A man known as Winter joined the sit-in protest on Monday
A protester who has spent five nights up an ancient Dorset tree has been joined by a second man in a bid to stop clearance work for a £84m relief road.
A man known as Winter joined sit-in protester Noddy at Two Mile Coppice, near Weymouth, on Monday.
The Weymouth relief road aims to ease traffic around Weymouth and Portland, which are hosting the Olympic sailing.
Dorset County Council said it was in the process of taking legal action against the campaigners.
Work to clear 1.5 acres of Two Mile Coppice - which contains 400-year-old trees - restarted on Thursday after a legal bid by the Woodland Trust temporarily suspended work for two days.
The council said about 60% of felling had been carried out and it hoped to complete the work by Christmas.
Noddy, 37, who has lived in Weymouth in the past, told the BBC News website that he was "good at the moment" and that he was pleased to have company from Winter.
They were both sitting in one big open tree, he said.
"I've been up here a good while now, so it's good to have support.
"I've managed to keep warm despite it being really windy last night, although I didn't get much sleep with the tarpaulin flapping.
"Local people have sent up hot water bottles. It's brilliant, if it wasn't for local support, there wouldn't even be a point in doing this."
Winter said he had taken part twice in county council consultations about the road.
He said: "They didn't listen to a word we said.
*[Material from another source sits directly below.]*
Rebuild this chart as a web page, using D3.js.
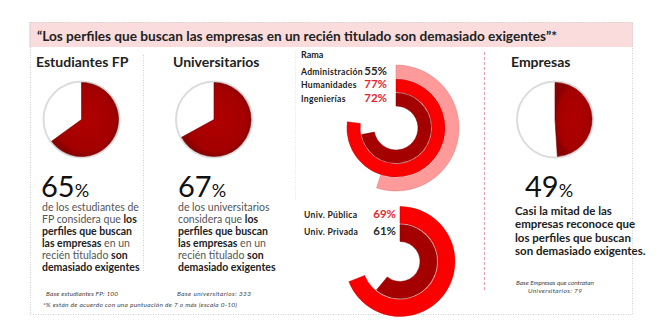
<!DOCTYPE html>
<html>
<head>
<meta charset="utf-8">
<script src="https://cdn.jsdelivr.net/npm/d3@7"></script>
<style>
  html, body { margin: 0; padding: 0; background: #fff; }
  svg { display: block; font-family: Lato, "Open Sans", sans-serif; }
</style>
</head>
<body>
<svg id="chart"></svg>
<script>
const pieLabels = ["Estudiantes FP", "Universitarios", "Empresas"];
const pieValues = [65, 67, 49];

const ramaLabels = ["Administración", "Humanidades", "Ingenierías"];
const ramaValues = [55, 77, 72];

const univLabels = ["Univ. Pública", "Univ. Privada"];
const univValues = [69, 61];

const baseNotes = ["Base estudiantes FP: 100", "Base universitarios: 333"];

const width = 660, height = 331;
const svg = d3.select("#chart").attr("width", width).attr("height", height);

const darkRed = "#a50000", red = "#fa0000", pink = "#ff9a9a";
const ramaColors = [pink, red, darkRed];
const univColors = [red, darkRed];
const pctColors = { dark: "#2a2a2a", red: "#e3262e" };

// shrink/grow font until the text spans the wanted width
function fitWidth(sel, w) {
  const len = sel.node().getComputedTextLength();
  const fs = parseFloat(sel.style("font-size"));
  sel.style("font-size", (fs * w / len) + "px");
}

// frame
svg.append("rect")
  .attr("x", 29).attr("y", 22).attr("width", 604).attr("height", 25)
  .attr("fill", "#fadcdc");

const dotted = "1 1.5";
svg.append("rect")
  .attr("x", 30.5).attr("y", 22.5).attr("width", 602).attr("height", 292)
  .attr("fill", "none").attr("stroke", "#cfcfcf").attr("stroke-dasharray", dotted);

svg.append("line")
  .attr("x1", 143.5).attr("x2", 143.5).attr("y1", 55).attr("y2", 272)
  .attr("stroke", "#cfcfcf").attr("stroke-dasharray", dotted);
svg.append("line")
  .attr("x1", 295.5).attr("x2", 295.5).attr("y1", 52).attr("y2", 200)
  .attr("stroke", "#efe6c8").attr("stroke-dasharray", dotted);
svg.append("line")
  .attr("x1", 484.5).attr("x2", 484.5).attr("y1", 52).attr("y2", 290)
  .attr("stroke", "#e3a4ae").attr("stroke-width", 1.2).attr("stroke-dasharray", "3 2");

const title = svg.append("text")
  .attr("x", 37).attr("y", 41)
  .style("font-size", "15px").style("font-weight", 700).attr("fill", "#222")
  .text("“Los perfiles que buscan las empresas en un recién titulado son demasiado exigentes”*");
fitWidth(title, 521);

// gradient for the pie slices
const defs = svg.append("defs");
const grad = defs.append("radialGradient").attr("id", "pieGrad");
grad.append("stop").attr("offset", "0%").attr("stop-color", "#b00000");
grad.append("stop").attr("offset", "85%").attr("stop-color", "#a40000");
grad.append("stop").attr("offset", "100%").attr("stop-color", "#8a0000");

// pies
const pieX = [81.5, 214, 555];
const pieHeadX = [36, 173, 511];
const pie = d3.pie().sort(null);
const pieArc = d3.arc().innerRadius(0).outerRadius(37);

pieValues.forEach((v, i) => {
  svg.append("text")
    .attr("x", pieHeadX[i]).attr("y", 67)
    .style("font-size", "14px").style("font-weight", 700).attr("fill", "#222")
    .text(pieLabels[i]);

  const g = svg.append("g").attr("transform", `translate(${pieX[i]},119.5)`);
  g.append("circle").attr("r", 38)
    .attr("fill", "#fff").attr("stroke", "#dcdcdc").attr("stroke-width", 2);
  const slice = pie([v, 100 - v])[0];
  g.append("path")
    .attr("d", pieArc(slice))
    .attr("fill", "url(#pieGrad)")
    .attr("stroke", "#7a0000").attr("stroke-width", 0.6);
});

// big percentages
const bigX = [41, 178, 525];
pieValues.forEach((v, i) => {
  const t = svg.append("text")
    .attr("x", bigX[i]).attr("y", 197)
    .attr("fill", "#111");
  t.append("tspan").style("font-size", "29px").text(v);
  t.append("tspan").style("font-size", "18px").text("%");
});

// body text
const fpLines = [
  [["de los estudiantes de", 0]],
  [["FP considera que ", 0], ["los", 1]],
  [["perfiles que buscan", 1]],
  [["las empresas", 1], [" en un", 0]],
  [["recién titulado ", 0], ["son", 1]],
  [["demasiado exigentes", 1]]
];
const uniLines = [
  [["de los universitarios", 0]],
  [["considera que ", 0], ["los", 1]],
  [["perfiles que buscan", 1]],
  [["las empresas", 1], [" en un", 0]],
  [["recién titulado ", 0], ["son", 1]],
  [["demasiado exigentes", 1]]
];

function bodyText(lines, x) {
  lines.forEach((line, j) => {
    const t = svg.append("text")
      .attr("x", x).attr("y", 211 + j * 12)
      .style("font-size", "10.5px");
    line.forEach(([s, b]) => {
      t.append("tspan")
        .style("font-weight", b ? 700 : 400)
        .attr("fill", b ? "#222" : "#555")
        .text(s);
    });
  });
}
bodyText(fpLines, 42);
bodyText(uniLines, 178);

const empLines = ["Casi la mitad de las", "empresas reconoce que", "los perfiles que buscan", "son demasiado exigentes."];
empLines.forEach((s, j) => {
  svg.append("text")
    .attr("x", 515).attr("y", 215 + j * 13.3)
    .style("font-size", "11.5px").style("font-weight", 700).attr("fill", "#222")
    .text(s);
});

// footnotes, spread to the width they take in the original
const small = (x, y, s, w, anchor) => svg.append("text")
  .attr("x", x).attr("y", y).attr("text-anchor", anchor || "start")
  .style("font-size", "6.5px").style("font-style", "italic").attr("fill", "#444")
  .attr("textLength", w).attr("lengthAdjust", "spacing")
  .text(s);
small(46, 296, baseNotes[0], 72);
small(177, 296, baseNotes[1], 74);
small(43, 307, "*% están de acuerdo con una puntuación de 7 o más (escala 0-10)", 194);
small(555, 285, "Base Empresas que contratan", 78, "middle");
small(555, 293, "Universitarios: 79", 54, "middle");

// radial bar groups
const angle = d3.scaleLinear().domain([0, 100]).range([0, 2 * Math.PI]);

function rings(cx, cy, labels, values, colors, rIn, rOut) {
  const band = d3.scaleBand().domain(labels).range([rOut, rIn]).paddingInner(0.06);
  const arc = d3.arc()
    .innerRadius(d => band(d.label))
    .outerRadius(d => band(d.label) + band.bandwidth())
    .startAngle(0)
    .endAngle(d => angle(d.value));
  const g = svg.append("g").attr("transform", `translate(${cx},${cy})`);
  g.selectAll("path")
    .data(labels.map((l, i) => ({ label: l, value: values[i], color: colors[i] })))
    .join("path")
    .attr("d", arc)
    .attr("fill", d => d.color)
    .attr("stroke", d => d3.color(d.color).darker(0.6))
    .attr("stroke-width", 0.5);
}

rings(396, 128, ramaLabels, ramaValues, ramaColors, 22, 63);
rings(400, 261.5, univLabels, univValues, univColors, 20, 55);

svg.append("text")
  .attr("x", 301).attr("y", 58)
  .style("font-size", "9px").style("font-weight", 700).attr("fill", "#222")
  .text("Rama");

const ramaY = [75, 87.5, 102];
const ramaPct = ["dark", "red", "red"];
ramaLabels.forEach((l, i) => {
  svg.append("text")
    .attr("x", 301).attr("y", ramaY[i])
    .style("font-size", "8.6px").style("font-weight", 700).attr("fill", "#222")
    .style("letter-spacing", "0.3px")
    .text(l);
  svg.append("text")
    .attr("x", 387).attr("y", ramaY[i]).attr("text-anchor", "end")
    .style("font-size", "11.5px").style("font-weight", 700).attr("fill", pctColors[ramaPct[i]])
    .text(ramaValues[i] + "%");
});

const univY = [217.5, 235];
const univPct = ["red", "dark"];
univLabels.forEach((l, i) => {
  svg.append("text")
    .attr("x", 304).attr("y", univY[i])
    .style("font-size", "8.6px").style("font-weight", 700).attr("fill", "#222")
    .style("letter-spacing", "0.3px")
    .text(l);
  svg.append("text")
    .attr("x", 396).attr("y", univY[i]).attr("text-anchor", "end")
    .style("font-size", "11.5px").style("font-weight", 700).attr("fill", pctColors[univPct[i]])
    .text(univValues[i] + "%");
});
</script>
</body>
</html>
I tried to work within the system but the county council ignored us.
"I'm perfectly prepared to stay up here until Christmas."
Noddy has spent five nights sitting in the ancient woodland
One campaigner, 41-year-old Nick Pepper, came down from one of the trees on Saturday morning, while 35-year-old Nicky Baines ended his protest on Friday.
None of the men represented any particular group, they said.
The Woodland Trust has said the road is a "near act of vandalism" on the environment, and that ancient woodland is Britain's equivalent of the rainforest and cannot be replaced.
A county council spokeswoman said attempts were made by other protesters on Friday and Saturday to enter the western edge strip of the coppice but none was successful.
"At about 8am on Saturday 13 December, one of the protesters was persuaded to come down because of concerns for his welfare.
"He declined hospital treatment but was taken to Weymouth Police Station to be checked over by ambulance staff."
Trees and other vegetation were being removed from the western edge of Two Mile Coppice, when a legal challenge by the Woodland Trust halted work last Tuesday.
The Woodland Trust, which owns the land, said the county council had failed to provide a Notice to Enter document when it began work a day earlier.
The council says 60% of the felling work has been completed
The coppice is among land in an Area of Outstanding Natural Beauty (AONB) that Dorset County Council was given permission to buy, using compulsory purchase orders, in September.
But until the orders are processed, the land still belongs to the trust. The correct documentation was later provided and work was allowed to restart.
Environmental groups, including the Campaign to Protect Rural England (CPRE), lost a High Court legal bid to stop the road in 2007.
A public inquiry followed, which ended in March 2008, but many residents and businesses said they supported the plan for the road.
Work is due to start in spring 2009, if the Department for Transport (DfT) gives the funding.